##### Provided records
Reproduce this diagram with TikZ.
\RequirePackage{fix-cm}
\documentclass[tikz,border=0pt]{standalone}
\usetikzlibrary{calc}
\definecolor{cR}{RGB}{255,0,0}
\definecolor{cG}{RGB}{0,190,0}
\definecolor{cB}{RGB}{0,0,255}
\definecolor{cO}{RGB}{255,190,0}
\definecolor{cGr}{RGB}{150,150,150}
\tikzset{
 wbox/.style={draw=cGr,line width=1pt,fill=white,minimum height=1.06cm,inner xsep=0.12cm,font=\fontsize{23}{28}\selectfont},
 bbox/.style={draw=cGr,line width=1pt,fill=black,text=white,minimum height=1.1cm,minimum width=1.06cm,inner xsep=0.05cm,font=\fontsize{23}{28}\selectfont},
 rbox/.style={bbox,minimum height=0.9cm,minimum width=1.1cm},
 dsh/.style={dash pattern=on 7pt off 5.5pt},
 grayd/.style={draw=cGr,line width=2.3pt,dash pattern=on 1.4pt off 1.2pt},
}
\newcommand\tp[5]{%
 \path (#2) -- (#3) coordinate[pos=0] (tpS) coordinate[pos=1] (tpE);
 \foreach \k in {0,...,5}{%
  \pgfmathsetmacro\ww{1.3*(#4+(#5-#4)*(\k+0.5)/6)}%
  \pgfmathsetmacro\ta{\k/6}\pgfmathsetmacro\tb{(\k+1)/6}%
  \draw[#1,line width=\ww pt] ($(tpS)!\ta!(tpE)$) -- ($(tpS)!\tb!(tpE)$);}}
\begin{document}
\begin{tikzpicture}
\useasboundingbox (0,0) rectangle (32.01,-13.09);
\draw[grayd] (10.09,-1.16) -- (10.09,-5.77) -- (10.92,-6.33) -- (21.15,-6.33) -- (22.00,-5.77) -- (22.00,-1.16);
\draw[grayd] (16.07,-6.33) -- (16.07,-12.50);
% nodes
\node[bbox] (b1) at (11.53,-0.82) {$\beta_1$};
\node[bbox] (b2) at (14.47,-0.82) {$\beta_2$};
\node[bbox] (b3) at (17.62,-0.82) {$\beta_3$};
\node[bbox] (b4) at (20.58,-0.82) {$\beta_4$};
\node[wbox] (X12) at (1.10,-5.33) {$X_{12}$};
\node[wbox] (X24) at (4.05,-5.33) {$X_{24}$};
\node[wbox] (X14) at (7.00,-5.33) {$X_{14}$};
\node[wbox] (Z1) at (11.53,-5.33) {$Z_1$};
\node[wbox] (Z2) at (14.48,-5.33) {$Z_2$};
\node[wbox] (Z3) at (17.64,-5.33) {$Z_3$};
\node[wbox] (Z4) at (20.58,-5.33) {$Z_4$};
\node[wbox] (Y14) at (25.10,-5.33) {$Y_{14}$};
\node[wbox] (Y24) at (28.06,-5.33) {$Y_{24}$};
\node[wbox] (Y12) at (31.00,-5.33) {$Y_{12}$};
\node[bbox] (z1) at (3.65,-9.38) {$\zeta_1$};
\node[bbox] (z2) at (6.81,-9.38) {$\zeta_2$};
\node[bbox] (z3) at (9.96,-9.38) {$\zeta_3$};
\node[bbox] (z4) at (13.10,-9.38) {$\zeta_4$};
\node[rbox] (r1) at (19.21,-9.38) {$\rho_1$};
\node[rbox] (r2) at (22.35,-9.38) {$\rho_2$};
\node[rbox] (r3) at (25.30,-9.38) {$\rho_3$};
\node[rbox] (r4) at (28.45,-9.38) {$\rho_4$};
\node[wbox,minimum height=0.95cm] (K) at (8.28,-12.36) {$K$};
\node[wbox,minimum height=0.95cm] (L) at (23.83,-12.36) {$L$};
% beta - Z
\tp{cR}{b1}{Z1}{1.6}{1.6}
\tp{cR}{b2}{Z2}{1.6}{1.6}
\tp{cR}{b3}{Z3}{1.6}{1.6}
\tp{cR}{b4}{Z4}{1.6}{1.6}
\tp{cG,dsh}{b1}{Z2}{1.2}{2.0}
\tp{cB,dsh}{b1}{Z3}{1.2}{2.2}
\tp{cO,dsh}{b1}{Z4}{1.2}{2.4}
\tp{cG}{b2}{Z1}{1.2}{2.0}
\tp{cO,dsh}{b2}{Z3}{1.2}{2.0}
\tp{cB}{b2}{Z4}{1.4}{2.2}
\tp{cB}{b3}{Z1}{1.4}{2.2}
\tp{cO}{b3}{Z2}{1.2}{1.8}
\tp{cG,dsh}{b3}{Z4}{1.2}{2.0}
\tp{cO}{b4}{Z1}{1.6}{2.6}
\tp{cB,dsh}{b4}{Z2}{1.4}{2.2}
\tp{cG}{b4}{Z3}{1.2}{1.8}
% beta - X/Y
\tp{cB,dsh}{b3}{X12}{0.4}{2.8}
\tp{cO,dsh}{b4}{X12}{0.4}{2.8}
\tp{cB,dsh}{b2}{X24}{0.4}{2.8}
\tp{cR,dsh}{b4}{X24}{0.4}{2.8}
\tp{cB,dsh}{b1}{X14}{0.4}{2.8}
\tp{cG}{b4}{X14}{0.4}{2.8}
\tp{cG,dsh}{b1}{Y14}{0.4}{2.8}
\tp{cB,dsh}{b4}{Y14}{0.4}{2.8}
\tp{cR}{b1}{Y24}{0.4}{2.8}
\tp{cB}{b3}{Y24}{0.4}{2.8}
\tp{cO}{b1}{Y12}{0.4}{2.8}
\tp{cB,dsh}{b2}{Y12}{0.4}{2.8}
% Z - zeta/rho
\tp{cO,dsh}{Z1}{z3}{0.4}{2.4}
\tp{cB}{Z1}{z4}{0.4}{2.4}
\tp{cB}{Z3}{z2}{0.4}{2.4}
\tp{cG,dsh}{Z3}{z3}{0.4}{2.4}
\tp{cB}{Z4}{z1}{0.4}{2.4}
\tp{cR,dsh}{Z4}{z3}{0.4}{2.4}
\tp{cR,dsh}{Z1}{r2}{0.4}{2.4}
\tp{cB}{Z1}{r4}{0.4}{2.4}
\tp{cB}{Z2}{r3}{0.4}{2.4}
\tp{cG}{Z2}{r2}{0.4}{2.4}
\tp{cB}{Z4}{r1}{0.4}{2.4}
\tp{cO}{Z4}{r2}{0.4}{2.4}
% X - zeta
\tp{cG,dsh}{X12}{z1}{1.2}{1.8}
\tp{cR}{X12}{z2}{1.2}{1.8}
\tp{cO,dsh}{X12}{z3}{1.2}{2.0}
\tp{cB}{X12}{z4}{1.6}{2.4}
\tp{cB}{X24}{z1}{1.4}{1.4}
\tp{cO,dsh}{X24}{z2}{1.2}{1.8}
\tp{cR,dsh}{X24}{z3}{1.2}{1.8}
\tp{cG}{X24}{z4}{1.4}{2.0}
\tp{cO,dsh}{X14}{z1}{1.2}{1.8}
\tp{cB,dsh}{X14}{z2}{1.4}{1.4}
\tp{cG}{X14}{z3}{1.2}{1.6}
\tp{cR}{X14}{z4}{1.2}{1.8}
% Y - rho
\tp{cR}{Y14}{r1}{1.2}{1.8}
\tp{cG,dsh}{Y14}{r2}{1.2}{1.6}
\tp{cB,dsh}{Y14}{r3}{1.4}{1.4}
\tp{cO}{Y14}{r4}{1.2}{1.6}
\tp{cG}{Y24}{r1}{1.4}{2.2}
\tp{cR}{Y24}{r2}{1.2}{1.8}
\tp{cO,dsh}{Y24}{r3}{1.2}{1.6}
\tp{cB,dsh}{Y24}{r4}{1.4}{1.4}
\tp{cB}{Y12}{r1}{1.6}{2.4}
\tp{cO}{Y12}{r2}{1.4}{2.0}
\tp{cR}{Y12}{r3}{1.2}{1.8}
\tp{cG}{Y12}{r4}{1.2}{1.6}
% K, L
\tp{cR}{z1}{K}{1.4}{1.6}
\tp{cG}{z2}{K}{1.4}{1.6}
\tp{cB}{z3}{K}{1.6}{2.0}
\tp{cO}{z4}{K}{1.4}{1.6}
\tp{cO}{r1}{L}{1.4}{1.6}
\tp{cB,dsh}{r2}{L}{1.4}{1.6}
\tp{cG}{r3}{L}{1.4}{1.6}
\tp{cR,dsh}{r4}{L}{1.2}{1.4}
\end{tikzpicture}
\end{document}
##########
##### Provided records
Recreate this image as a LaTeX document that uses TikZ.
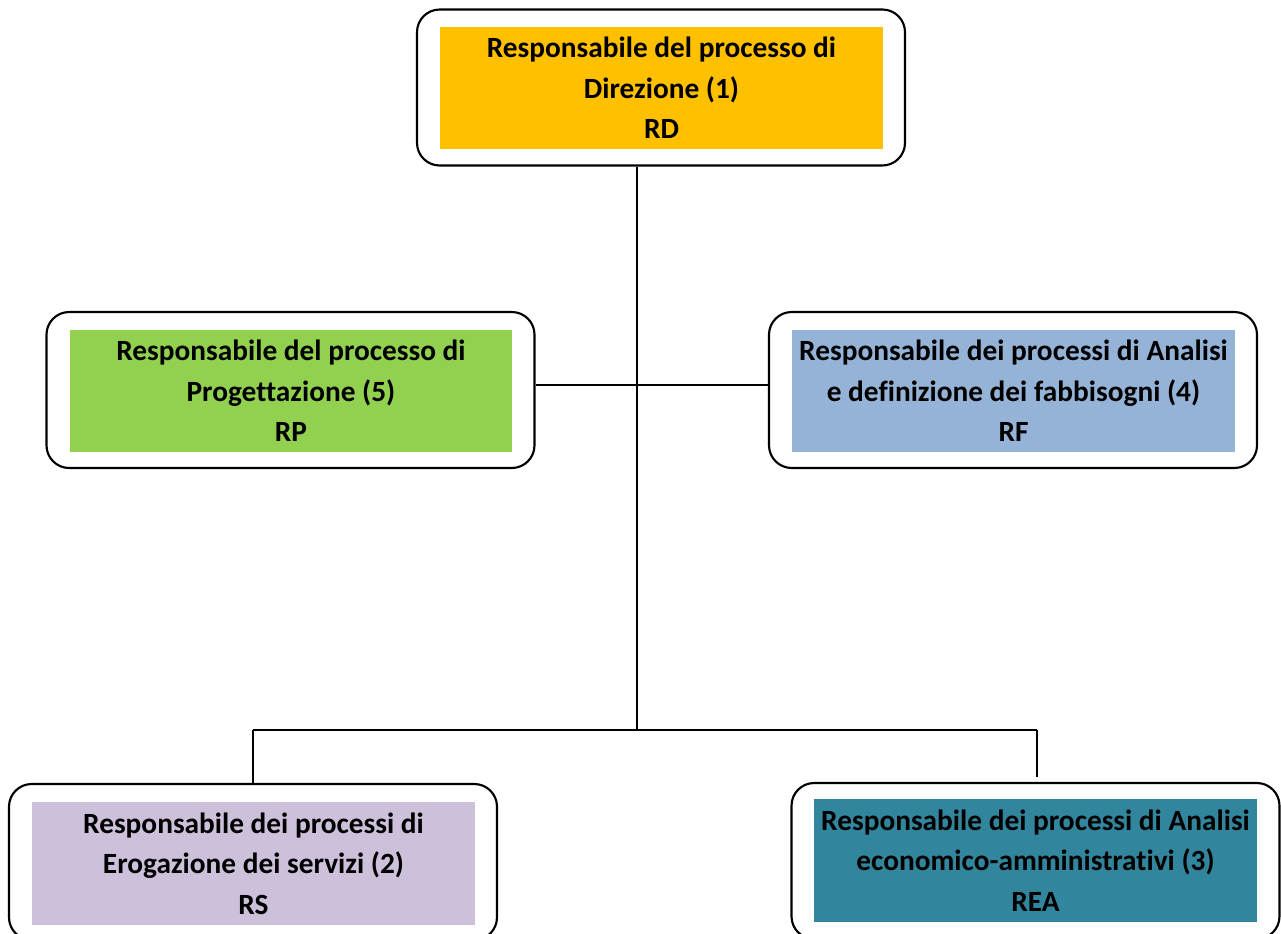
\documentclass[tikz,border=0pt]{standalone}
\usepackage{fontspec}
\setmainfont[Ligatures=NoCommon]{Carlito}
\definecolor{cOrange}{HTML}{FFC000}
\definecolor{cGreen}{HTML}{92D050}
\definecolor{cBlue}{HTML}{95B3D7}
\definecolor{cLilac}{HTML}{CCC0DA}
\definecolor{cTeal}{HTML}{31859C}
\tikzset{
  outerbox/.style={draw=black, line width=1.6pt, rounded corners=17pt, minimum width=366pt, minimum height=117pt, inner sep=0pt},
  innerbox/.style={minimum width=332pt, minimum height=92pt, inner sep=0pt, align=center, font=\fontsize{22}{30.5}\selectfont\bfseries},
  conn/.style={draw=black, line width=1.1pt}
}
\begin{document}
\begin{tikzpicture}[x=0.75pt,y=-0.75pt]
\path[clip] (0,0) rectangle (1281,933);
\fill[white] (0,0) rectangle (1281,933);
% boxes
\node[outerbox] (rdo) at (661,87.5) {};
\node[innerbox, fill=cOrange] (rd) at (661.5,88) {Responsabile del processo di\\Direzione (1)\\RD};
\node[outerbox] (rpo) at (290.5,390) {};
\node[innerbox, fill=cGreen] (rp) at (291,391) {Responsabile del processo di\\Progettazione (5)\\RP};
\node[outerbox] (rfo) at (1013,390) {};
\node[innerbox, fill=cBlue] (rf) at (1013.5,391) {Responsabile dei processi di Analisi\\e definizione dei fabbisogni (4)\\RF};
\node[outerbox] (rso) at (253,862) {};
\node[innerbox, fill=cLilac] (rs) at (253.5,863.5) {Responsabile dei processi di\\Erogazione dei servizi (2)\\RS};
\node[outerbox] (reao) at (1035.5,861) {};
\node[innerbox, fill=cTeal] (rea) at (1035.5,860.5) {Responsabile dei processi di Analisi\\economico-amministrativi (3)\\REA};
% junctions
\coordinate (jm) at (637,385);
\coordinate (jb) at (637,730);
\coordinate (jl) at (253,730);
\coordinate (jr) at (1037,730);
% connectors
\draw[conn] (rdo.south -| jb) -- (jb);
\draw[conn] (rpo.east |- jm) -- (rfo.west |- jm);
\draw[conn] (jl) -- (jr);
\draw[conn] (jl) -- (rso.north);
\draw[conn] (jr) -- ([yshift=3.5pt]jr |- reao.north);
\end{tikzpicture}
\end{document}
##########
== Given problem ==
Lines that hold the word "this" are the ones to return, every one of them.

== Output of the exercise ==
Reproduce this diagram with TikZ.
Recreate this image as a LaTeX document that uses TikZ.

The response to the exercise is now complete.